Grosell was principal investigator and director of the Gulf of Mexico Research Initiative's RECOVER consortium, which studied the physiological effects of crude oil exposure on fish following the Deepwater Horizon oil spill. The consortium received $9 million in funding from GoMRI.

Grosell is also the Maytag Professor of Ichthyology at the University of Miami.

== Research ==
Grosell's research concerns the mechanisms by which marine fish maintain salt and water balance. His work has examined intestinal bicarbonate secretion and its role in osmoregulation and acid–base balance in marine teleosts.

This work is also connected to the production of calcium carbonate by marine fish. Fish can precipitate magnesium-rich calcium carbonate in their intestines as part of the process by which they regulate ions and water after drinking seawater. These fish-produced carbonates have been termed ichthyocarbonates.

In a 2009 study published in Science, Grosell and colleagues examined the contribution of fish to the marine inorganic carbon cycle. The study proposed that fish-produced carbonates represent a previously underappreciated component of marine carbonate production.

A 2025 study reported evidence that mesopelagic fishes produce intestinal carbonate and suggested that relationships between fish size, temperature, and carbonate excretion observed in shallow-water fishes may also apply to fish populations at depth.

Grosell and colleagues have examined the effects of Deepwater Horizon oil on mahi-mahi (Coryphaena hippurus). Research reported effects on physiological and behavioral responses following crude-oil exposure, including impaired fitness in wild fish.

A 2021 study used summarized accelerometry data from satellite-tagged fish to predict spawning behavior in the open ocean.

== Awards and honors ==

Grosell received the R. G. Boutilier New Investigator Award from the Canadian Society of Zoologists in 2005 for work on intestinal anion exchange and marine teleost osmoregulation.

In 2018, he received the Award of Excellence in Fish Physiology from the American Fisheries Society for his contributions to fish physiology.

In 2024, Grosell received the August Krogh Distinguished Lectureship of the Comparative and Evolutionary Physiology Section of the American Physiological Society. The award recognizes contributions to comparative and evolutionary physiology.

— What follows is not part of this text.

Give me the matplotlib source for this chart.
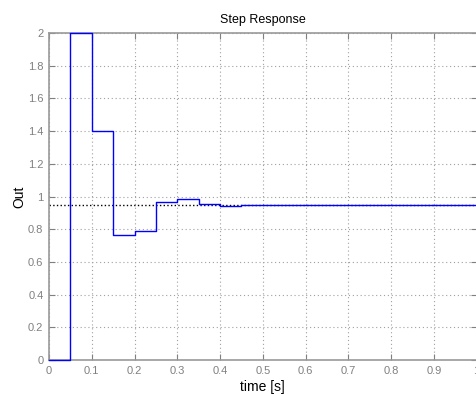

== Selected publications ==

- Wilson, R. W.; Millero, F. J.; Taylor, J. R.; Walsh, P. J.; Christensen, V.; Jennings, S.; Grosell, M. (2009). "Contribution of fish to the marine inorganic carbon cycle". Science. 323 (5912): 359–362. doi:10.1126/science.1157972.
- Grosell, M. (2011). "Intestinal anion exchange in marine teleosts is involved in osmoregulation and contributes to the oceanic inorganic carbon cycle". Acta Physiologica. 202 (3): 421–434. doi:10.1111/j.1748-1716.2010.02183.x.
- Heuer, R. M.; Grosell, M. (2014). "Physiological impacts of elevated carbon dioxide and ocean acidification on fish". American Journal of Physiology-Regulatory, Integrative and Comparative Physiology. 307 (9): R1061–R1084.
- Incardona, J. P.; Gardner, L. D.; Linbo, T. L.; Brown, T. L.; Esbaugh, A. J.; Mager, E. M.; Stieglitz, J. D.; French, B. L.; Labenia, J. S.; Laetz, C. A.; Tagal, M.; Sloan, C. A.; Elizur, A.; Benetti, D. D.; Grosell, M.; Block, B. A.; Scholz, N. L. (2014). "Deepwater Horizon crude oil is cardiotoxic to the developing hearts of pelagic fish". Proceedings of the National Academy of Sciences. 111 (15): E1510–E1518.
- Grosell, M.; Pasparakis, C. (2021). "Physiological Responses of Fish to Oil Spills". Annual Review of Marine Science. 13: 137–160.
- Oehlert, A. M.; Garza, J.; Nixon, S.; Frank, L.; Heuer, R. M.; del Campo, J.; Gomez, F.; rosell, M. (2024). "Implications of dietary carbon incorporation in fish carbonates for the global carbon cycle". Science of the Total Environment. 916: 169895.